Is it fair? Yes and no. Presumably, I put more work into my 700 page book than they put into their 50 page book. And of course, if a reader stops reading my 700 page book at 50 pages, where before I would have made $1.40, now I’ll only make $0.29. (And this isn’t to say that authors who write 50 page books don’t work hard. They do. But by the numbers, most novel authors spend more time on their novels than short story authors.)
Like this author, we believe these changes could be good for authors. At least authors who write full length novels and at least right away. They’ll probably mean a big hit in payouts for authors who wrote short or serialized fiction, specifically to take advantage of the $1.40 payout.
Now, we’ve got a couple of frustrations with this new move, despite our cautious optimism. One of them isn’t new. The Kindle Unlimited Global Fund has always varied. When the program started, authors could make upwards of $1.50 per book.

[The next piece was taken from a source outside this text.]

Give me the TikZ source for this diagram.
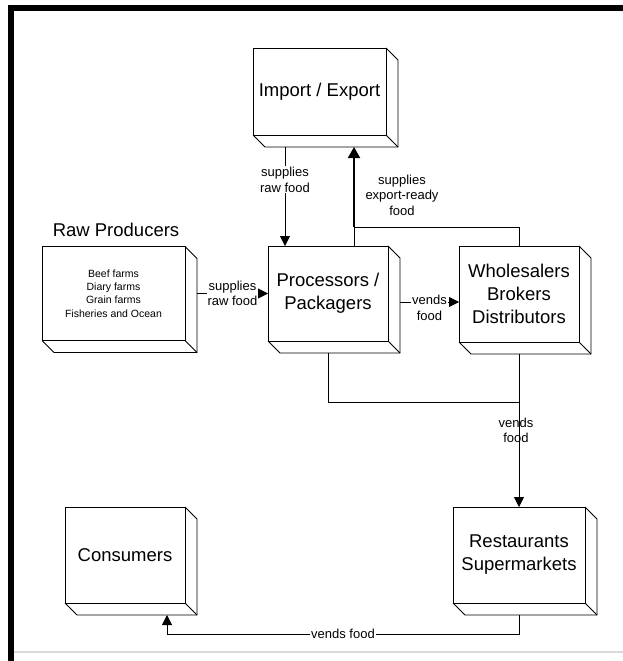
\documentclass[tikz,border=0pt]{standalone}
\usepackage{fontspec}
\setmainfont{Liberation Sans}
\usetikzlibrary{arrows.meta}
\definecolor{grisMarco}{HTML}{D9D9D9}

\begin{document}
\begin{tikzpicture}[x=1pt, y=-1pt,
    caja/.style={draw, line width=0.9pt, fill=white, minimum width=120pt, minimum height=96pt, inner sep=2pt, outer sep=0pt, align=center, font=\fontsize{18.5}{23}\selectfont},
    titulo/.style={font=\fontsize{18.5}{23}\selectfont},
    etiq/.style={font=\fontsize{13}{15.5}\selectfont, align=center, inner sep=1pt},
    linea/.style={line width=0.8pt},
    flecha/.style={line width=0.8pt, -{Triangle[length=10pt,width=10pt]}}
  ]
  \useasboundingbox (0,0) rectangle (623,661);
  % marco
  \draw[line width=5.5pt] (10.8,661) -- (10.8,8) -- (623,8);
  \draw[grisMarco, line width=1.2pt] (13.5,652) -- (623,652);

  % cajas
  \node[caja, minimum width=133pt, minimum height=87pt] (imp) at (319.5,91.5) {Import / Export};
  \node[titulo] (traw) at (116,230) {Raw Producers};
  \node[caja, minimum width=143pt, minimum height=94pt, font=\fontsize{10.5}{13.3}\selectfont] (raw) at (113.5,293.5) {Beef farms\\Diary farms\\Grain farms\\Fisheries and Ocean};
  \node[caja, minimum height=95pt] (proc) at (328,293.5) {Processors /\\Packagers};
  \node[caja] (whol) at (519,294) {Wholesalers\\Brokers\\Distributors};
  \node[caja, minimum width=132pt] (rest) at (519,555) {Restaurants\\Supermarkets};
  \node[caja] (cons) at (125,555) {Consumers};

  % caras laterales
  \foreach \n in {imp,raw,proc,whol,rest,cons}{
    \draw[linea] (\n.north east) -- ([shift={(12,12)}]\n.north east) -- ([shift={(12,12)}]\n.south east) -- ([shift={(12,12)}]\n.south west) -- (\n.south west);
    \draw[linea] (\n.south east) -- ([shift={(12,12)}]\n.south east);
  }

  % importacion y procesadores
  \draw[flecha] ([shift={(-34.5,12)}]imp.south) -- node[etiq, fill=white, pos=0.33] (lsum1) {supplies\\raw food} ([shift={(-43,0)}]proc.north);
  \coordinate (junta) at (354,227);
  \draw[linea] ([shift={(26,0)}]proc.north) -- (junta);
  \draw[linea] (whol.north) |- (junta);
  \draw[flecha, line width=1.8pt, -{Triangle[length=11pt,width=12pt]}] (junta) -- ([shift={(34.5,12)}]imp.south);
  \node[etiq] (lexp) at (402,195) {supplies\\export-ready\\food};

  % productores
  \draw[flecha] ([shift={(12,0)}]raw.east) -- node[etiq, fill=white] (lsum2) {supplies\\raw food} (proc.west);

  % procesadores a mayoristas
  \draw[flecha] ([shift={(12,8.5)}]proc.east) -- node[etiq, fill=white, yshift=-6pt] (lven1) {vends\\food} ([shift={(0,8)}]whol.west);

  % hacia restaurantes
  \coordinate (union) at (519,402);
  \draw[linea] ([shift={(0,12)}]proc.south) |- (union);
  \draw[flecha] ([shift={(0,12)}]whol.south) -- node[etiq, xshift=-3pt] (lven2) {vends\\food} (rest.north);

  % hacia consumidores
  \draw[flecha] ([shift={(0,12)}]rest.south) -- ++(0,19) -| node[etiq, fill=white, pos=0.25] (lven3) {vends food} ([shift={(42,12)}]cons.south);
\end{tikzpicture}
\end{document}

At the end, the average was hovering around $1.30-$1.40. Obviously Amazon needs to make money as well, but when you’re talking about an author’s livelihood over a large catalog, that could make a significant difference. The author we polled above saw a $300/month difference from her first month in KU as opposed to her last month (before these changes). She had ten books in the program.
The second is this. While Amazon tells us that June saw 11 million dollars and 1.9 pages read, we have only their email to go on. There are no guarantees as to the total amount of the global fund for July, or the number of pages read. However, this is nothing new. There were no guarantees in the old version of the program either. What I think we can bet on is an influx of authors with longer books joining or re-joining the program and authors with shorter books leaving. We suspect that many novelists left the program disillusioned when their cohorts who wrote serialized fiction or short stories were making the same per borrow as they were. So we expect the total pages read per month to go up, not down. And unless the total Global Fund also increases at a steady rate, this could quickly result in a much lower payout than $0.0057/page.

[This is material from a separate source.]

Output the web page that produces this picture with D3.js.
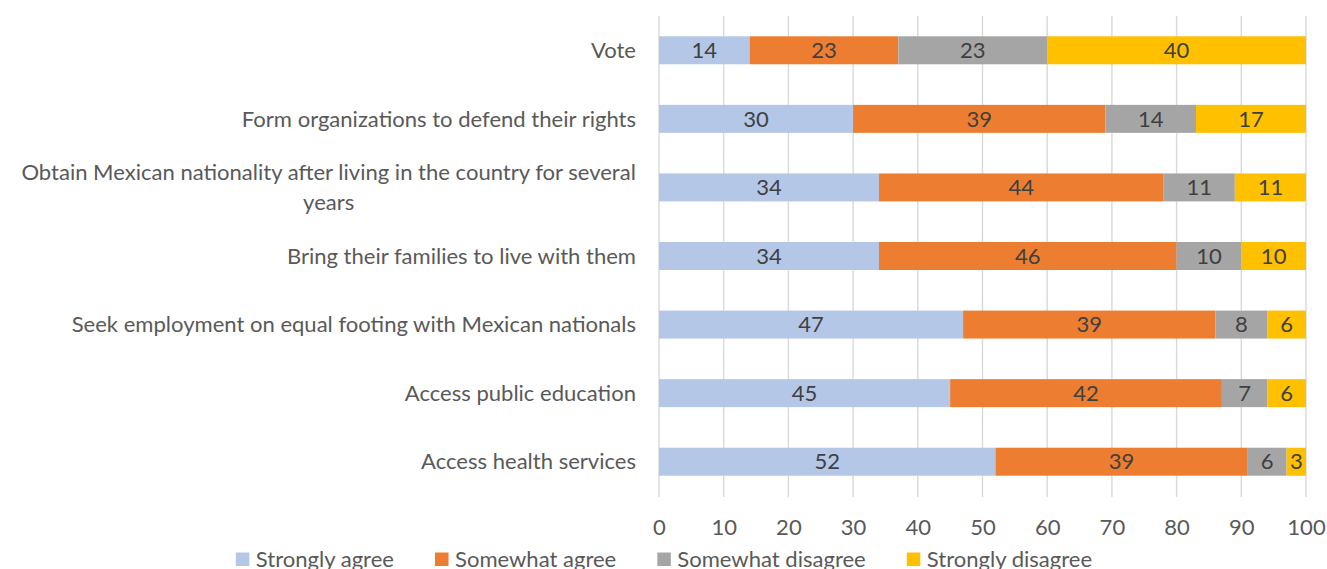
<!DOCTYPE html>
<html>
<head>
<meta charset="utf-8">
<script src="https://cdn.jsdelivr.net/npm/d3@7"></script>
<style>
  html, body { margin: 0; padding: 0; background: #fff; overflow: hidden; }
  svg { display: block; }
  text { font-family: Lato, "Open Sans", sans-serif; }
</style>
</head>
<body>
<svg id="chart" width="1327" height="569"></svg>
<script>
// Survey statements (top to bottom)
const categories = [
  "Vote",
  "Form organizations to defend their rights",
  "Obtain Mexican nationality after living in the country for several years",
  "Bring their families to live with them",
  "Seek employment on equal footing with Mexican nationals",
  "Access public education",
  "Access health services"
];
// Wrapped lines for long category names
const categoryLines = {
  "Obtain Mexican nationality after living in the country for several years":
    ["Obtain Mexican nationality after living in the country for several", "years"]
};

const seriesNames = ["Strongly agree", "Somewhat agree", "Somewhat disagree", "Strongly disagree"];
const stronglyAgree    = [14, 30, 34, 34, 47, 45, 52];
const somewhatAgree    = [23, 39, 44, 46, 39, 42, 39];
const somewhatDisagree = [23, 14, 11, 10,  8,  7,  6];
const stronglyDisagree = [40, 17, 11, 10,  6,  6,  3];
const xTicks = [0, 10, 20, 30, 40, 50, 60, 70, 80, 90, 100];

const colors = ["#B4C7E7", "#ED7D31", "#A5A5A5", "#FFC000"];

const rows = categories.map((c, i) => ({
  category: c,
  "Strongly agree": stronglyAgree[i],
  "Somewhat agree": somewhatAgree[i],
  "Somewhat disagree": somewhatDisagree[i],
  "Strongly disagree": stronglyDisagree[i]
}));

const svg = d3.select("#chart");
const FS = 21.5;           // font size
const labelColor = "#595959";
const valueColor = "#404040";

// Horizontal compression so text widths follow a narrow UI face
const probe = svg.append("text").attr("font-size", FS).text("Access health services");
const sx = 215 / probe.node().getComputedTextLength();
probe.remove();

const x = d3.scaleLinear().domain([0, 100]).range([659, 1306]);
const y = d3.scaleBand().domain(categories).range([16, 496])
  .paddingInner(0.592).paddingOuter(0.296);

// Vertical gridlines
svg.append("g").selectAll("line").data(xTicks).join("line")
  .attr("x1", d => x(d)).attr("x2", d => x(d))
  .attr("y1", 16).attr("y2", 497)
  .attr("stroke", "#d9d9d9").attr("stroke-width", 1.4);

// Stacked segments
const stack = d3.stack().keys(seriesNames)(rows);
const layers = svg.append("g").selectAll("g").data(stack).join("g")
  .attr("fill", (d, i) => colors[i]);
layers.selectAll("rect").data(d => d).join("rect")
  .attr("x", d => x(d[0]))
  .attr("width", d => x(d[1]) - x(d[0]))
  .attr("y", d => y(d.data.category))
  .attr("height", y.bandwidth());

// Value labels centred in each segment
stack.forEach(layer => {
  svg.append("g").selectAll("text").data(layer).join("text")
    .attr("transform", d =>
      `translate(${(x(d[0]) + x(d[1])) / 2},${y(d.data.category) + y.bandwidth() / 2}) scale(${sx},1)`)
    .attr("text-anchor", "middle")
    .attr("dy", "0.36em")
    .attr("font-size", FS)
    .attr("fill", valueColor)
    .text(d => d[1] - d[0]);
});

// Category labels
const lineH = 30;
const catG = svg.append("g");
categories.forEach(c => {
  const lines = categoryLines[c] || [c];
  const cy = y(c) + y.bandwidth() / 2;
  if (lines.length === 1) {
    catG.append("text")
      .attr("transform", `translate(636,${cy}) scale(${sx},1)`)
      .attr("text-anchor", "end").attr("dy", "0.36em")
      .attr("font-size", FS).attr("fill", labelColor).text(lines[0]);
  } else {
    // wrapped lines are centred on the widest line, right edge at 636
    const t = catG.append("text").attr("font-size", FS).text(lines[0]);
    const w = t.node().getComputedTextLength() * sx;
    t.remove();
    const cx = 636 - w / 2;
    lines.forEach((ln, k) => {
      catG.append("text")
        .attr("transform", `translate(${cx},${cy + (k - (lines.length - 1) / 2) * lineH}) scale(${sx},1)`)
        .attr("text-anchor", "middle").attr("dy", "0.36em")
        .attr("font-size", FS).attr("fill", labelColor).text(ln);
    });
  }
});

// X axis tick labels
const axis = d3.axisBottom(x).tickValues(xTicks).tickSize(0).tickPadding(0);
const axG = svg.append("g").attr("transform", "translate(0,527)").call(axis);
axG.select(".domain").remove();
axG.selectAll(".tick text")
  .attr("x", 0).attr("y", 0).attr("dy", "0.36em")
  .attr("font-size", FS).attr("fill", labelColor)
  .attr("font-family", "Lato, 'Open Sans', sans-serif")
  .attr("transform", `scale(${sx},1)`);

// Legend
const legG = svg.append("g");
const sq = 13.5, gapSq = 6.5, gapItem = 41;
const widths = seriesNames.map(n => {
  const t = legG.append("text").attr("font-size", FS).text(n);
  const w = t.node().getComputedTextLength() * sx;
  t.remove();
  return w;
});
const total = d3.sum(widths) + seriesNames.length * (sq + gapSq) + (seriesNames.length - 1) * gapItem;
let lx = 664 - total / 2;
const ly = 559.5;
seriesNames.forEach((n, i) => {
  legG.append("rect").attr("x", lx).attr("y", ly - 7).attr("width", sq).attr("height", sq)
    .attr("fill", colors[i]);
  legG.append("text")
    .attr("transform", `translate(${lx + sq + gapSq},${ly}) scale(${sx},1)`)
    .attr("dy", "0.36em").attr("font-size", FS).attr("fill", labelColor).text(n);
  lx += sq + gapSq + widths[i] + gapItem;
});
</script>
</body>
</html>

One of our longtime frustrations with KDP Select is that authors are beholden to Amazon without knowing all of the details. Information about the Global Fund is released mid-month. Yet, your enrollment in KDP Select is for a three month term. So let’s say that you’re enrolled today. You find out that the total number of pages read in the program for July isn’t 1.9 million pages, but 2.4 million. And the total global fund is $11 million. All of a sudden, your estimated payout of $0.0057/page turns into $0.0046/page. Your 700 page book now nets you $3.15 as opposed to $3.99. Is that a huge difference? Yes and no. For some authors, it could mean a difference of $10-$20/month. For others, $1000-$2000. And without any guarantees from Amazon, authors are flying blind.
So what does this mean for you? Let’s go back to our guinea pig author who gave us that quote earlier and see what she thinks.
I’ve started pulling my books out of KDP Select. While my borrows have been steady at 10-20 per day (pre-changes), I’m not thrilled with the changes, the suddenness of them (Amazon announced them two weeks before they went live, so authors didn’t have the option of easily removing their books from the program before the terms and conditions of the program changed), or the lack of information that Amazon’s providing. For example: I can see how many pages are being read of each of my books, but if I see a 700 page bump in my pages read, does that represent one reader of my entire book or 100 readers who never make it past page seven? I sell decently well on iTunes, so I’ve decided to make my books available on all platforms as they expire out of the KDP Select program. Will I go back? Maybe. I won’t rule it out. But until I see how this plays out over the course of the next six months, I’m being cautious.
What do you think of the changes? Are you a fan? Or do you think Amazon is the bull in the china shop shattering all of the beautiful dishes?